SET TASK –
Report how many lines contain "this". Give the number and nothing else.

>> Start RECORDS FOR THE TASK

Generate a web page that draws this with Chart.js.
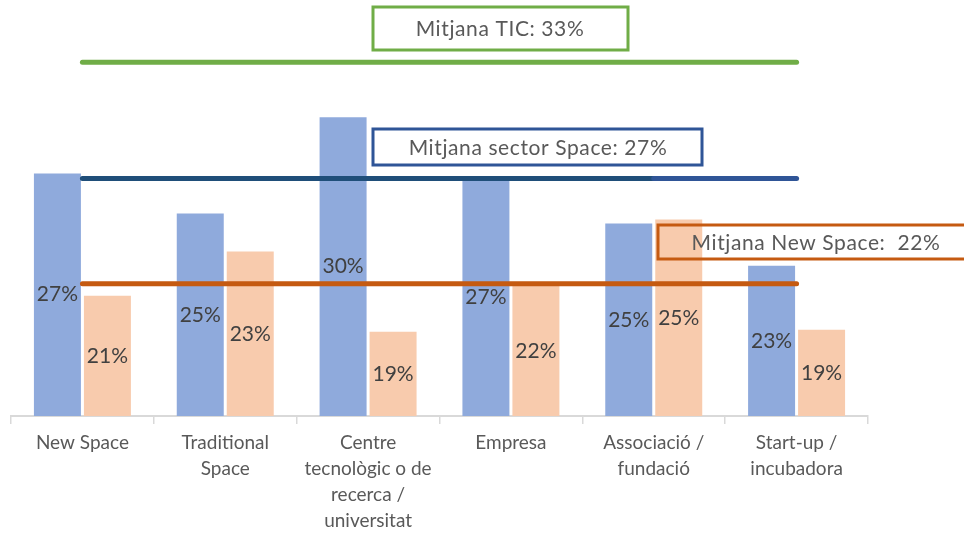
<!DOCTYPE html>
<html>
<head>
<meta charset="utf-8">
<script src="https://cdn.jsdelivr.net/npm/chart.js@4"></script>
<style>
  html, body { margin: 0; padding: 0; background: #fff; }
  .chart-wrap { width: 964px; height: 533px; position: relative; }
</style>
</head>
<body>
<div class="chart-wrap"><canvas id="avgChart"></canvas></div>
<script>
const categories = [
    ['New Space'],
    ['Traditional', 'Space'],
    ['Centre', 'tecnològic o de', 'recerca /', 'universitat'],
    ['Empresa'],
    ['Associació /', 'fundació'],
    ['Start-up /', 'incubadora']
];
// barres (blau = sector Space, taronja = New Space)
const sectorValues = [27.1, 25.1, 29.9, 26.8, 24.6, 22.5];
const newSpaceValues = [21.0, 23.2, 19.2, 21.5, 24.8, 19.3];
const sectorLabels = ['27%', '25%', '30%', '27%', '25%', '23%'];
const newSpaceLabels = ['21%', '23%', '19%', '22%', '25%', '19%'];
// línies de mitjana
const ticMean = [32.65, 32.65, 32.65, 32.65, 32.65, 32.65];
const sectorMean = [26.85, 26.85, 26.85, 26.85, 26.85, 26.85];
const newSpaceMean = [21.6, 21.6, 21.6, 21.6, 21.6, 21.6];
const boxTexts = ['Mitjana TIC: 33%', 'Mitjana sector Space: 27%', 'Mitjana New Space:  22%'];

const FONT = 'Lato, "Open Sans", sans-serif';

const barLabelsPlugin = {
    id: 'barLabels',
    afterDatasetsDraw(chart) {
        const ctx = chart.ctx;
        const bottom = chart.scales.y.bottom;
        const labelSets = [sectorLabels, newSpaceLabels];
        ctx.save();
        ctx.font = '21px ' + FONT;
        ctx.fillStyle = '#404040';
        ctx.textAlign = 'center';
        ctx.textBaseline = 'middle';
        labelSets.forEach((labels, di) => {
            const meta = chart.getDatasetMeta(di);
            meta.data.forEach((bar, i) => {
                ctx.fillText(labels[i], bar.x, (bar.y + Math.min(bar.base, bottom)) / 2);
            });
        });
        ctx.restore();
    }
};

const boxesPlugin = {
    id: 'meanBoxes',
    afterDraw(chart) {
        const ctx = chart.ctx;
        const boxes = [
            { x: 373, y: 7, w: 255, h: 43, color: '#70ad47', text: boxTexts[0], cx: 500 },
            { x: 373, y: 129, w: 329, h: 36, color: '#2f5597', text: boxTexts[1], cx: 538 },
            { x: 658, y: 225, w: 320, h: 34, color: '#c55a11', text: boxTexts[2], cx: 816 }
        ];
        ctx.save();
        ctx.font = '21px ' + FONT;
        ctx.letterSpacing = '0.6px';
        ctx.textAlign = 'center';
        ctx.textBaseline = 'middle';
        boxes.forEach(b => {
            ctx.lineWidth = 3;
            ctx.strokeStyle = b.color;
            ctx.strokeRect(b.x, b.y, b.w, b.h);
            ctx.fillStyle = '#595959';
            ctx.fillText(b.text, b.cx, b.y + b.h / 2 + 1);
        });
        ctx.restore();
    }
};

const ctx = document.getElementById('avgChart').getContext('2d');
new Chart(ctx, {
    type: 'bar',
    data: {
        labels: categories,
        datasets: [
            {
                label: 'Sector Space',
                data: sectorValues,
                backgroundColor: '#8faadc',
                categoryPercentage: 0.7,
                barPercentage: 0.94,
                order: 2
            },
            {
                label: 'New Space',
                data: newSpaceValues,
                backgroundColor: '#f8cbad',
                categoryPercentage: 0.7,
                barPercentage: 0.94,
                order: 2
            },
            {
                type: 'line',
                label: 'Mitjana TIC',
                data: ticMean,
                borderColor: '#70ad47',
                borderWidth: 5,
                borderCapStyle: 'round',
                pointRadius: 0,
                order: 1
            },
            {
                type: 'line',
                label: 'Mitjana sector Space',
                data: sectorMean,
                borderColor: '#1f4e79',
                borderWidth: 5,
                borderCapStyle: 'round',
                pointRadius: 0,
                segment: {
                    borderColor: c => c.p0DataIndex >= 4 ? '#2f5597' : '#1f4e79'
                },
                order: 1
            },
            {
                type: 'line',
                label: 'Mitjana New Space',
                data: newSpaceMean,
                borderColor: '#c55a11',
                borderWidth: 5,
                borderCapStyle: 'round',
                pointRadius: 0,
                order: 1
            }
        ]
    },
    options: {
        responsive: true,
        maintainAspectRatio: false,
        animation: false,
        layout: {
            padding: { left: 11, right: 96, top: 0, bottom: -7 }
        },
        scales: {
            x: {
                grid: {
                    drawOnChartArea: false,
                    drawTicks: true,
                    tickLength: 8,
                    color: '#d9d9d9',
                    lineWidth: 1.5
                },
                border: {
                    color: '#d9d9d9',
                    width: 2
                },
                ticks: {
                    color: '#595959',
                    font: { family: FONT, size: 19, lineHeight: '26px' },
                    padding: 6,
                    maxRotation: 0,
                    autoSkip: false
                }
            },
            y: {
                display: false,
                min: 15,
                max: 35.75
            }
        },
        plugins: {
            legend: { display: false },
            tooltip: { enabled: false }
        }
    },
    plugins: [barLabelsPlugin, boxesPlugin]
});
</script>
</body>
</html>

>> End RECORDS FOR THE TASK
>> Start RECORDS FOR THE TASK

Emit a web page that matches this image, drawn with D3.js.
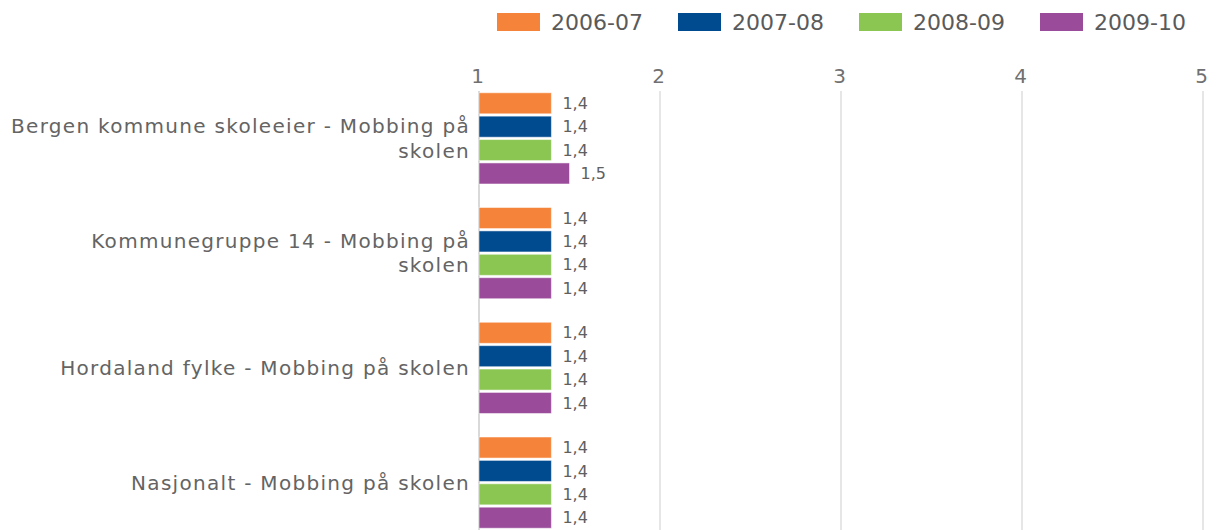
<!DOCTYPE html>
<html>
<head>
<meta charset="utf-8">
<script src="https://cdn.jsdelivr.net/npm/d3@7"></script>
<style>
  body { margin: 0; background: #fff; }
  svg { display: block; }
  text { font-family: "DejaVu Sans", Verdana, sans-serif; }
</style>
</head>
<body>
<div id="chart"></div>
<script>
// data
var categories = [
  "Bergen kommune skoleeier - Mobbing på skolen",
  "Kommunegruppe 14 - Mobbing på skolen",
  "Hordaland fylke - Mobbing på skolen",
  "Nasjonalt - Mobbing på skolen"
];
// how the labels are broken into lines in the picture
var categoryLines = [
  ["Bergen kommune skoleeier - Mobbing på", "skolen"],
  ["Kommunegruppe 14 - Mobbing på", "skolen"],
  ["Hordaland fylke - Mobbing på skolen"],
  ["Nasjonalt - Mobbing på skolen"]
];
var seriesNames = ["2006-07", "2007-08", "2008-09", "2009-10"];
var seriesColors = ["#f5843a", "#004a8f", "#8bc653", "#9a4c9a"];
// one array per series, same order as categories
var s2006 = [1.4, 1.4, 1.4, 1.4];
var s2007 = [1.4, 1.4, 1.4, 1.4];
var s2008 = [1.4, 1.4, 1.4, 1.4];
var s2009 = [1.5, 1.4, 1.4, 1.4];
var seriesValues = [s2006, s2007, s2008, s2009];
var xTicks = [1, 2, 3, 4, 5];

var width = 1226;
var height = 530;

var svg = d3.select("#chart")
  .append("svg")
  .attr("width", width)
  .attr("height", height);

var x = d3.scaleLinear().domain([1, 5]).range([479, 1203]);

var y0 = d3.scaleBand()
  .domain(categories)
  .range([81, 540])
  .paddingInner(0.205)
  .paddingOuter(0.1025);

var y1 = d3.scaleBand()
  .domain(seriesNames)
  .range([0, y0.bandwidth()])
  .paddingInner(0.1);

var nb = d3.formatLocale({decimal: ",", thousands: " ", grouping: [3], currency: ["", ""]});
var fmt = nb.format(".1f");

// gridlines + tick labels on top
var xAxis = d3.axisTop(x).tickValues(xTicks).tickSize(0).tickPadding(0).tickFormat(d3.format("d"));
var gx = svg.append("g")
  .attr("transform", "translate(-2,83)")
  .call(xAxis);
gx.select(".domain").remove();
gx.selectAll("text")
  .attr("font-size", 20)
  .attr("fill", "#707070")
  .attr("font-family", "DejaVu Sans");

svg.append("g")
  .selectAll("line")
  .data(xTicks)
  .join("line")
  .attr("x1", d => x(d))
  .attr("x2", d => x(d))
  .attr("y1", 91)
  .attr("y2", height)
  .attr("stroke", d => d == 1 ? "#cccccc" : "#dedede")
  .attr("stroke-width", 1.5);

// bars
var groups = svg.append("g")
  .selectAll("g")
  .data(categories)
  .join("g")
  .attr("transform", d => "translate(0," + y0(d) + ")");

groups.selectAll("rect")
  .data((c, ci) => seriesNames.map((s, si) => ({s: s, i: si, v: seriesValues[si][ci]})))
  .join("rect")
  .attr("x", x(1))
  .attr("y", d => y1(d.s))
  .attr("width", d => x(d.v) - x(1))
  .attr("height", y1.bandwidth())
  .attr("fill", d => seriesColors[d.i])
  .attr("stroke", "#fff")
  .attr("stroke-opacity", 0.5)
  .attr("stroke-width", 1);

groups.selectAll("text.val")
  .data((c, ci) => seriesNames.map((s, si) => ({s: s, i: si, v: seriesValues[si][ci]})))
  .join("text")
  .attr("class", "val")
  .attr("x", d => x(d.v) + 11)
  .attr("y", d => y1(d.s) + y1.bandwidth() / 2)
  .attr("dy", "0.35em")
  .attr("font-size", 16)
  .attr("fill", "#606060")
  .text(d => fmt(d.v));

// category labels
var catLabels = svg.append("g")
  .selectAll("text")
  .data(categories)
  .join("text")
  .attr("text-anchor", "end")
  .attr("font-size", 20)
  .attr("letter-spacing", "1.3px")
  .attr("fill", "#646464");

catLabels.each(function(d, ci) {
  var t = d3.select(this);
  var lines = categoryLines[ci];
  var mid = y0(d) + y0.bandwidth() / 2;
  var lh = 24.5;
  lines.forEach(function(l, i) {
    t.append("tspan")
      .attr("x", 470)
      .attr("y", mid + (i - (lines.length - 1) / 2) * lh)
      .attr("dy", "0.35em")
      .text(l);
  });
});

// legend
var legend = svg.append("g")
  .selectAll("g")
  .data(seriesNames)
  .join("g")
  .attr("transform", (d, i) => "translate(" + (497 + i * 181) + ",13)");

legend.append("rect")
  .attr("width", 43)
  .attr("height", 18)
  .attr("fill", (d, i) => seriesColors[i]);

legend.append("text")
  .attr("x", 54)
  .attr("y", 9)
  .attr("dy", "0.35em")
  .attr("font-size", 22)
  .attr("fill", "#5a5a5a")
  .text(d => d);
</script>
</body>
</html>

>> End RECORDS FOR THE TASK

REPLY TO THE TASK –
3